Kostenlose Girokonten werden in Hamburg gut angenommen
Hamburg. Die Situation ist etwas bizarr: Die mit Staatsgeldern gerettete Commerzbank ist in einer schwierigen Situation. Sie macht kaum Gewinn, 4000 bis 6000 Stellen sollen gestrichen werden, und die Gewerkschaft droht gar mit Streik. Doch in Hamburg gibt sich die Führungsmannschaft sehr angriffslustig. Nach Frankfurt ist die Hansestadt mit 2650 Mitarbeitern und einem Geschäftsvolumen von 55 Milliarden Euro der zweitgrößte Standort.
Der Tenor ist: An Geld mangelt es uns nicht. So soll das Firmenkundengeschäft, dass in der Mittelstandsbank der Commerzbank zusammengefasst ist, weiter ausgebaut werden. "Vor allem lokalen und regionalen Wettbewerbern wollen wir hier ordentlich Konkurrenz machen", sagt Uwe Borges, Vorsitzender der Geschäftsleitung Hamburg und zuständig für Firmenkunden. Er spricht von Volksbanken und Sparkassen, "die nicht in der Lage sind, die Risiken von Auslandsgeschäften vernünftig abzusichern". Die Bank verweist auf ihre vielen Auslandsniederlassungen. "Hier haben wir ein Alleinstellungsmerkmal", sagt Johannes Anschott, der für die Großkunden zuständig ist.
Die Offensive zielt auf Hamburger Sparkasse, HSH Nordbank und Hamburger Volksbank. Denn die Commerzbank will ihren Marktanteil bei Firmenkunden mit einem Umsatz zwischen 2,5 und 12,5 Millionen Euro ausweiten. Der Anteil dieser Kundengruppe soll sich bis zum Jahr 2016 auf zwölf Prozent verdoppeln, kündigt Borges an.
Die Hamburger Institute reagierten gelassen, wie eine Umfrage des Abendblatts zeigt. "Mit rund 60.000 Kunden sind wir der wichtigste Partner des Mittelstandes - vom Existenzgründer bis hin zu großen mittelständischen Unternehmen", sagt Haspa-Sprecherin Stefanie von Carlsburg. "Gerade diese Kundengruppe, die die Commerzbank jetzt anpeilt, legt sehr viel Wert auf eine langfristige und berechenbare Kundenbeziehung. Deshalb bleibe ich gelassen", sagt Reiner Brüggestrat, Vorstandssprecher der Hamburger Volksbank. Obwohl er die Hamburger Kollegen schätzt, verweist er darauf, dass sich die Ausrichtung der Bank auch schnell wieder ändern kann. "Die Strategie der Commerzbank wird nicht in Hamburg gemacht", sagt Brüggestrat.

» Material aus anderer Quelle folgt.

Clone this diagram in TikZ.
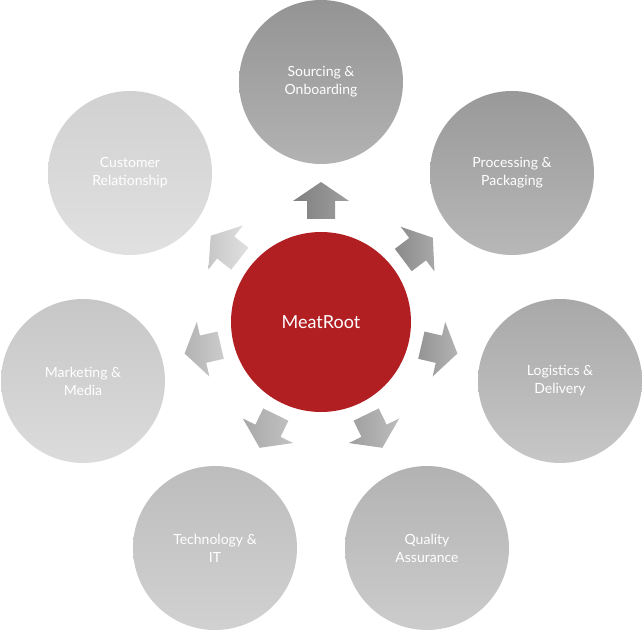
\documentclass[tikz,border=0pt]{standalone}
\usepackage{fontspec}
\setmainfont{Lato}
\usetikzlibrary{calc}
\begin{document}
\begin{tikzpicture}[x=1pt,y=1pt,
 outer/.style={circle,minimum size=164pt,inner sep=0pt,align=center,text=white,font=\fontsize{14}{18}\selectfont},
 arr/.style 2 args={left color=black!#1,right color=black!#2,draw=none}]
\useasboundingbox (0,0) rectangle (642,630);
\node[circle,minimum size=180pt,fill={rgb,255:red,178;green,31;blue,35},text=white,font=\fontsize{18}{22}\selectfont] (c) at (321,308) {MeatRoot};
\node[outer,top color=black!42,bottom color=black!30] (s) at (321,548) {Sourcing \&\\Onboarding};
\node[outer,top color=black!40,bottom color=black!28] (p) at (512,457) {Processing \&\\Packaging};
\node[outer,top color=black!34,bottom color=black!22] (l) at (560,249) {Logistics \&\\Delivery};
\node[outer,top color=black!30,bottom color=black!20] (q) at (427,82) {Quality\\Assurance};
\node[outer,top color=black!26,bottom color=black!18] (t) at (215,82) {Technology \&\\IT};
\node[outer,top color=black!22,bottom color=black!14] (m) at (83,249) {Marketing \&\\Media};
\node[outer,top color=black!18,bottom color=black!12] (u) at (130,457) {Customer\\Relationship};
\foreach \a/\ca/\cb in {90/50/38,37/46/34,-13/42/30,-64/38/26,-116/34/24,193/30/20,142/22/12}{
  \begin{scope}[shift={($(c)+(\a:120)$)},rotate=\a]
    \path[arr={\ca}{\cb}] (-17,-14) -- (1,-14) -- (1,-28) -- (20,0) -- (1,28) -- (1,14) -- (-17,14) -- cycle;
  \end{scope}}
\end{tikzpicture}
\end{document}
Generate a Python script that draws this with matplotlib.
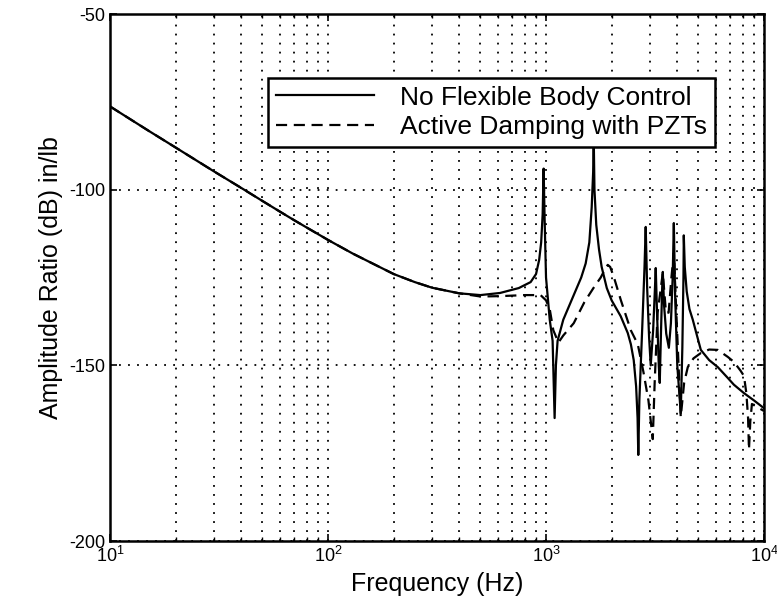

2012 wuchs das Kreditgeschäft im Firmenkundenbereich um fünf Prozent auf rund 4,5 Milliarden Euro. Zusammen mit den aus Hamburg betreuten 150 Großkunden beträgt der Kreditbestand 13,5 Milliarden Euro. Im Privatkundengeschäft setzt die Commerzbank auf ihr kostenloses Girokonto. Netto konnten 6500 Neukunden im Großraum Hamburg gewonnen werden. Insgesamt hat die Bank hier 371.000 Privatkunden, die in 63 Filialen betreut werden. "Ein Rückzug aus der Fläche ist nicht geplant", sagt Nils Hoffmann, Vorsitzender der Geschäftsleitung und zuständig für Privat- und Geschäftskunden. "Denn 70 Prozent der Kunden wollen eine Filiale in ihrer Nähe." Zum geplanten Personalabbau machte er keine Angaben. "Die Auswirkungen auf die einzelnen Standorte stehen noch nicht fest", sagt er.
Das Neugeschäft für Baufinanzierungen profitiert von einer neuen anbieterunabhängigen Finanzierungsplattform. "Wir bieten dem Kunden die besten Konditionen verschiedener Anbieter und nicht nur unsere eigenen", sagt Hoffmann. Das Neugeschäft in diesem Bereich stieg um satte 20 Prozent. Vergeben wurden im Großraum Hamburg im vergangenen Jahr Immobilienfinanzierungen für insgesamt 540 Millionen Euro.